Trump, başkanlığı döneminde ve sonrasında İsrail’e desteğini dile getirmiştir. 7 Ekim’den
bu yana da bu tutumunu devam ettirmiş ve kendisini İsrail’in koruyucusu olarak nitelendirmiştir.23 Trump’ın İsrail-Filistin çatışmasına yönelik
yaklaşımı önceki başkanların halihazırda taraflı
olan politikalarından dahi İsrail lehine ayrışmıştır. Trump, başkanlığı döneminde İsrail’e yönelik
Amerikan desteğini pekiştiren önemli adımlar
atmıştır. 2017’de Kudüs’ü İsrail’in başkenti olarak resmen tanımış ve ABD Büyükelçiliğini Tel
Aviv’den Kudüs’e taşımıştır. Bu adım on yıllardır
süregelen Amerikan politikasından önemli bir
sapma olarak hem sembolik hem de tartışmalı bir
hamle olmuştur. 2019’da Trump, İsrail’in 1967’de
Suriye’den ele geçirdiği ihtilaflı Golan Tepeleri
üzerindeki egemenliğini tanımıştır. Ayrıca İsrail
ile bazı Arap ülkeleri arasında ilişkilerin normalleşmesini sağlayan İbrahim Anlaşmaları’nın hayata geçirilmesinde de kilit rol oynamıştır.
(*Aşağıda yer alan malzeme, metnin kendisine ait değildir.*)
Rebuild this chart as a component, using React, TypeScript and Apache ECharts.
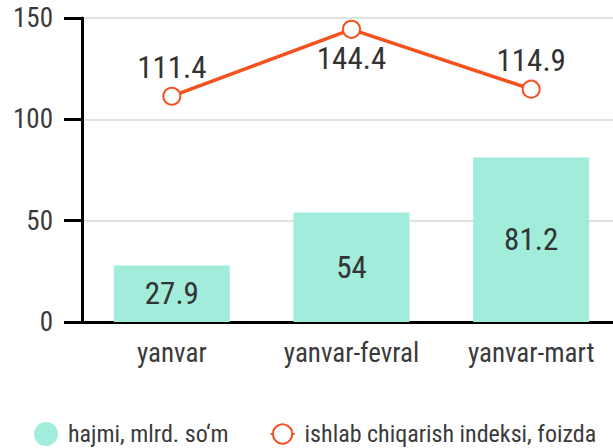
import React, { useEffect, useRef } from "react";
import * as echarts from "echarts";

const categories = ["yanvar", "yanvar-fevral", "yanvar-mart"];
const volume = [27.9, 54, 81.2];
const index = [111.4, 144.4, 114.9];
const indexLabelPos = ["top", "bottom", "top"];
const seriesNames = ["hajmi, mlrd. so‘m", "ishlab chiqarish indeksi, foizda"];

const FONT = "'Roboto Condensed', Roboto, sans-serif";

export default function App() {
  const ref = useRef<HTMLDivElement>(null);
  useEffect(() => {
    const chart = echarts.init(ref.current!, null, { renderer: "svg" });
    chart.setOption({
      animation: false,
      textStyle: { fontFamily: FONT },
      grid: { left: 82, right: 0, top: 18, height: 304, containLabel: false },
      legend: {
        top: 422,
        left: 34,
        padding: 0,
        itemGap: 41,
        itemWidth: 24,
        itemHeight: 24,
        textStyle: {
          fontSize: 24,
          color: "#3a3a3a",
          fontFamily: FONT,
          padding: [0, 0, 0, 5],
        },
        data: [
          { name: seriesNames[0], icon: "circle" },
          { name: seriesNames[1] },
        ],
      },
      xAxis: {
        type: "category",
        data: categories,
        axisLine: { lineStyle: { color: "#000", width: 3 } },
        axisTick: { alignWithLabel: true, length: 18, lineStyle: { width: 3, color: "#000" } },
        axisLabel: { fontSize: 27, color: "#3a3a3a", margin: 17, fontFamily: FONT },
      },
      yAxis: {
        type: "value",
        min: 0,
        max: 150,
        interval: 50,
        axisLine: { show: true, lineStyle: { color: "#000", width: 3 } },
        axisTick: { show: true, length: 18, lineStyle: { width: 3, color: "#000" } },
        axisLabel: { fontSize: 27, color: "#3a3a3a", margin: 29, fontFamily: FONT },
        splitLine: { lineStyle: { color: "#e2e2e2", width: 2 } },
      },
      series: [
        {
          name: seriesNames[0],
          type: "bar",
          data: volume,
          barWidth: 116,
          itemStyle: { color: "#a1ecdb" },
          label: {
            show: true,
            position: "inside",
            fontSize: 31,
            color: "#333",
            fontFamily: FONT,
          },
        },
        {
          name: seriesNames[1],
          type: "line",
          data: index.map((v, i) => ({
            value: v,
            label: { position: indexLabelPos[i] },
          })),
          symbol: "emptyCircle",
          symbolSize: 17,
          lineStyle: { color: "#f4511e", width: 3.5 },
          itemStyle: { color: "#f4511e", borderWidth: 3.5 },
          label: {
            show: true,
            fontSize: 31,
            color: "#333",
            distance: 4,
            fontFamily: FONT,
          },
        },
      ],
    });
    return () => chart.dispose();
  }, []);
  return (
    <div
      style={{
        position: "absolute",
        left: 0,
        top: 0,
        width: 613,
        height: 448,
        overflow: "hidden",
      }}
    >
      <div ref={ref} style={{ width: 621, height: 448 }} />
    </div>
  );
}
Trump’ın “Yüzyılın Anlaşması” olarak nitelediği plana göre Filistin’in kuracağı devletin egemenliği de kısıtlanmıştır. Plan, Filistin devletinin tamamen demilitarize olmasını ve İsrail’in Filistin topraklarının güvenliğini denetlemeye devam etmesini öngörmektedir.